INSTRUCTION - Reproduce, character for character, the lines below from the first through the one with "var sogliaX = 97.9, sogliaY = 22.1;". Leave pictures out.
========================================
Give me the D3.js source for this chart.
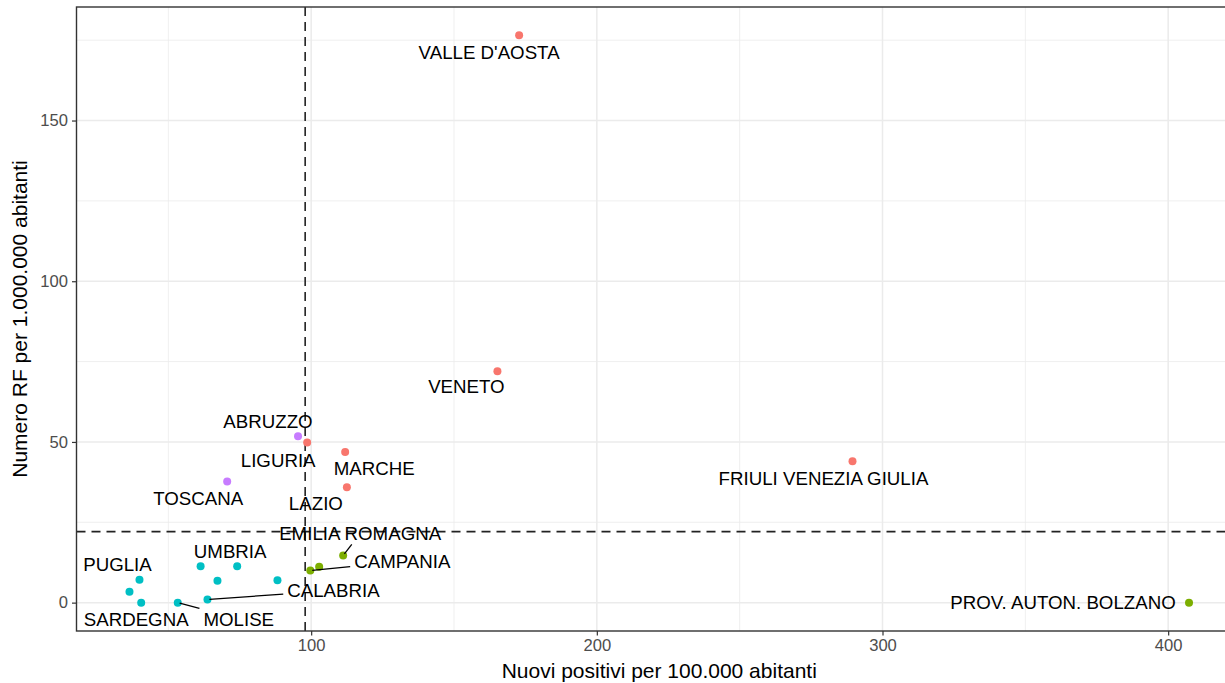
<!DOCTYPE html>
<html>
<head>
<meta charset="utf-8">
<script src="https://cdn.jsdelivr.net/npm/d3@7"></script>
<style>
body { margin: 0; background: #fff; }
svg { display: block; font-family: "Liberation Sans", Arial, sans-serif; }
</style>
</head>
<body>
<script>
// dati
var regioni = ["VALLE D'AOSTA", "VENETO", "FRIULI VENEZIA GIULIA", "PROV. AUTON. BOLZANO",
    "ABRUZZO", "LIGURIA", "MARCHE", "LAZIO", "TOSCANA", "EMILIA ROMAGNA", "CAMPANIA",
    "PROV. AUTON. TRENTO", "PUGLIA", "SARDEGNA", "MOLISE", "CALABRIA", "UMBRIA",
    "SICILIA", "BASILICATA", "LOMBARDIA", "PIEMONTE"];
var nuoviPositivi = [172.8, 165.2, 289.5, 407.3, 95.4, 98.6, 111.9, 112.5, 70.6, 111.2, 99.7,
    102.8, 39.9, 40.5, 53.3, 63.7, 74.1, 36.4, 61.3, 67.2, 88.2];
var numeroRF = [176.5, 72.0, 44.0, 0, 51.8, 49.8, 46.9, 35.9, 37.7, 14.7, 10.0,
    11.2, 7.1, 0, 0, 1.0, 11.3, 3.4, 11.3, 6.8, 7.0];
var gruppo = [1, 1, 1, 2, 4, 1, 1, 1, 4, 2, 2, 2, 3, 3, 3, 3, 3, 3, 3, 3, 3];
var xTicks = [100, 200, 300, 400];
var yTicks = [0, 50, 100, 150];
var xMinor = [50, 150, 250, 350];
var yMinor = [25, 75, 125, 175];
var sogliaX = 97.9, sogliaY = 22.1;

// spostamento etichette (px, rispetto al punto) come da ggrepel; seg = linea di collegamento
var etichette = {
    "VALLE D'AOSTA": {dx: -30, dy: 24},
    "VENETO": {dx: -31, dy: 22},
    "FRIULI VENEZIA GIULIA": {dx: -29, dy: 24},
    "PROV. AUTON. BOLZANO": {dx: -126, dy: 6},
    "ABRUZZO": {dx: -30, dy: -8},
    "LIGURIA": {dx: -29, dy: 24},
    "MARCHE": {dx: 29, dy: 23},
    "LAZIO": {dx: -31, dy: 23},
    "TOSCANA": {dx: -29, dy: 24},
    "EMILIA ROMAGNA": {dx: 17, dy: -15, seg: true},
    "CAMPANIA": {dx: 92, dy: -2, seg: true},
    "PUGLIA": {dx: -22, dy: -9},
    "SARDEGNA": {dx: -5, dy: 23},
    "MOLISE": {dx: 61, dy: 23, seg: true},
    "CALABRIA": {dx: 126, dy: -2, seg: true},
    "UMBRIA": {dx: -7, dy: -8}
};

var colori = {1: "#F8766D", 2: "#7CAE00", 3: "#00BFC4", 4: "#C77CFF"};

var W = 1225, H = 683;
var panel = {left: 76.5, right: 1242, top: 7, bottom: 631};

var dati = regioni.map(function(r, i) {
    return {nome: r, x: nuoviPositivi[i], y: numeroRF[i], g: gruppo[i]};
});

var xExt = d3.extent(nuoviPositivi), yExt = d3.extent(numeroRF);
var xPad = (xExt[1] - xExt[0]) * 0.05, yPad = (yExt[1] - yExt[0]) * 0.05;

var x = d3.scaleLinear().domain([xExt[0] - xPad, xExt[1] + xPad]).range([panel.left, panel.right]);
var y = d3.scaleLinear().domain([yExt[0] - yPad, yExt[1] + yPad]).range([panel.bottom, panel.top]);

var svg = d3.select("body").append("svg")
    .attr("width", W)
    .attr("height", H);

var pw = panel.right - panel.left, ph = panel.bottom - panel.top;

// griglia
var grid = svg.append("g");
grid.selectAll(".vmin").data(xMinor).enter().append("line")
    .attr("x1", function(d) { return x(d); }).attr("x2", function(d) { return x(d); })
    .attr("y1", panel.top).attr("y2", panel.bottom)
    .style("stroke", "#EBEBEB").style("stroke-width", 0.8);
grid.selectAll(".hmin").data(yMinor).enter().append("line")
    .attr("y1", function(d) { return y(d); }).attr("y2", function(d) { return y(d); })
    .attr("x1", panel.left).attr("x2", panel.right)
    .style("stroke", "#EBEBEB").style("stroke-width", 0.8);
grid.selectAll(".vmaj").data(xTicks).enter().append("line")
    .attr("x1", function(d) { return x(d); }).attr("x2", function(d) { return x(d); })
    .attr("y1", panel.top).attr("y2", panel.bottom)
    .style("stroke", "#EBEBEB").style("stroke-width", 1.5);
grid.selectAll(".hmaj").data(yTicks).enter().append("line")
    .attr("y1", function(d) { return y(d); }).attr("y2", function(d) { return y(d); })
    .attr("x1", panel.left).attr("x2", panel.right)
    .style("stroke", "#EBEBEB").style("stroke-width", 1.5);

// linee di soglia
svg.append("line")
    .attr("x1", x(sogliaX)).attr("x2", x(sogliaX))
    .attr("y1", panel.top).attr("y2", panel.bottom)
    .style("stroke", "#222").style("stroke-width", 1.6).style("stroke-dasharray", "9,6");
svg.append("line")
    .attr("y1", y(sogliaY)).attr("y2", y(sogliaY))
    .attr("x1", panel.left).attr("x2", panel.right)
    .style("stroke", "#222").style("stroke-width", 1.6).style("stroke-dasharray", "9,6");

// punti
svg.selectAll(".punto").data(dati).enter().append("circle")
    .attr("class", "punto")
    .attr("cx", function(d) { return x(d.x); })
    .attr("cy", function(d) { return y(d.y); })
    .attr("r", 4)
    .style("fill", function(d) { return colori[d.g]; });

// etichette
var fs = 18.7, capH = fs * 0.716;
var lab = dati.filter(function(d) { return etichette[d.nome]; });

var labG = svg.append("g");
lab.forEach(function(d) {
    var e = etichette[d.nome];
    var px = x(d.x), py = y(d.y);
    var t = labG.append("text")
        .attr("x", px + e.dx)
        .attr("y", py + e.dy)
        .attr("text-anchor", "middle")
        .style("font-size", fs + "px")
        .style("fill", "#000")
        .text(d.nome);
    if (e.seg) {
        var w = t.node().getComputedTextLength();
        var cx = px + e.dx, cy = py + e.dy - capH / 2;
        var bx0 = cx - w / 2 - 4, bx1 = cx + w / 2 + 4;
        var by0 = cy - capH / 2 - 4, by1 = cy + capH / 2 + 4;
        // intersezione del segmento punto->centro con il riquadro
        var ddx = cx - px, ddy = cy - py, tt = 1;
        if (ddx > 0) tt = Math.min(tt, (bx0 - px) / ddx);
        if (ddx < 0) tt = Math.min(tt, (bx1 - px) / ddx);
        var ty = 1;
        if (ddy > 0) ty = (by0 - py) / ddy;
        if (ddy < 0) ty = (by1 - py) / ddy;
        tt = Math.max(tt, Math.min(ty, 1));
        var len = Math.sqrt(ddx * ddx + ddy * ddy);
        var s = 2 / len;
        labG.append("line")
            .attr("x1", px + ddx * s).attr("y1", py + ddy * s)
            .attr("x2", px + ddx * tt).attr("y2", py + ddy * tt)
            .style("stroke", "#000").style("stroke-width", 1.3);
    }
});

// bordo pannello
svg.append("rect")
    .attr("x", panel.left).attr("y", panel.top)
    .attr("width", pw).attr("height", ph)
    .style("fill", "none").style("stroke", "#333").style("stroke-width", 1.4);

// assi
var xAxis = d3.axisBottom(x).tickValues(xTicks).tickSize(4.5).tickPadding(4).tickFormat(d3.format("d"));
var yAxis = d3.axisLeft(y).tickValues(yTicks).tickSize(4.5).tickPadding(4).tickFormat(d3.format("d"));

var gx = svg.append("g")
    .attr("transform", "translate(0," + panel.bottom + ")")
    .call(xAxis);
var gy = svg.append("g")
    .attr("transform", "translate(" + panel.left + ",0)")
    .call(yAxis);

[gx, gy].forEach(function(g) {
    g.select(".domain").remove();
    g.selectAll(".tick line").style("stroke", "#333").style("stroke-width", 1.2);
    g.selectAll(".tick text")
        .style("font-family", "'Liberation Sans', Arial, sans-serif")
        .style("font-size", "16.6px")
        .style("fill", "#4D4D4D");
});

svg.append("text")
    .attr("x", (panel.left + panel.right) / 2)
    .attr("y", 678)
    .attr("text-anchor", "middle")
    .style("font-size", "21px")
    .text("Nuovi positivi per 100.000 abitanti");

svg.append("text")
    .attr("transform", "translate(27," + ((panel.top + panel.bottom) / 2) + ") rotate(-90)")
    .attr("text-anchor", "middle")
    .style("font-size", "21px")
    .text("Numero RF per 1.000.000 abitanti");
</script>
</body>
</html>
========================================
WRITTEN SOLUTION -
Give me the D3.js source for this chart.
<!DOCTYPE html>
<html>
<head>
<meta charset="utf-8">
<script src="https://cdn.jsdelivr.net/npm/d3@7"></script>
<style>
body { margin: 0; background: #fff; }
svg { display: block; font-family: "Liberation Sans", Arial, sans-serif; }
</style>
</head>
<body>
<script>
// dati
var regioni = ["VALLE D'AOSTA", "VENETO", "FRIULI VENEZIA GIULIA", "PROV. AUTON. BOLZANO",
    "ABRUZZO", "LIGURIA", "MARCHE", "LAZIO", "TOSCANA", "EMILIA ROMAGNA", "CAMPANIA",
    "PROV. AUTON. TRENTO", "PUGLIA", "SARDEGNA", "MOLISE", "CALABRIA", "UMBRIA",
    "SICILIA", "BASILICATA", "LOMBARDIA", "PIEMONTE"];
var nuoviPositivi = [172.8, 165.2, 289.5, 407.3, 95.4, 98.6, 111.9, 112.5, 70.6, 111.2, 99.7,
    102.8, 39.9, 40.5, 53.3, 63.7, 74.1, 36.4, 61.3, 67.2, 88.2];
var numeroRF = [176.5, 72.0, 44.0, 0, 51.8, 49.8, 46.9, 35.9, 37.7, 14.7, 10.0,
    11.2, 7.1, 0, 0, 1.0, 11.3, 3.4, 11.3, 6.8, 7.0];
var gruppo = [1, 1, 1, 2, 4, 1, 1, 1, 4, 2, 2, 2, 3, 3, 3, 3, 3, 3, 3, 3, 3];
var xTicks = [100, 200, 300, 400];
var yTicks = [0, 50, 100, 150];
var xMinor = [50, 150, 250, 350];
var yMinor = [25, 75, 125, 175];
var sogliaX = 97.9, sogliaY = 22.1;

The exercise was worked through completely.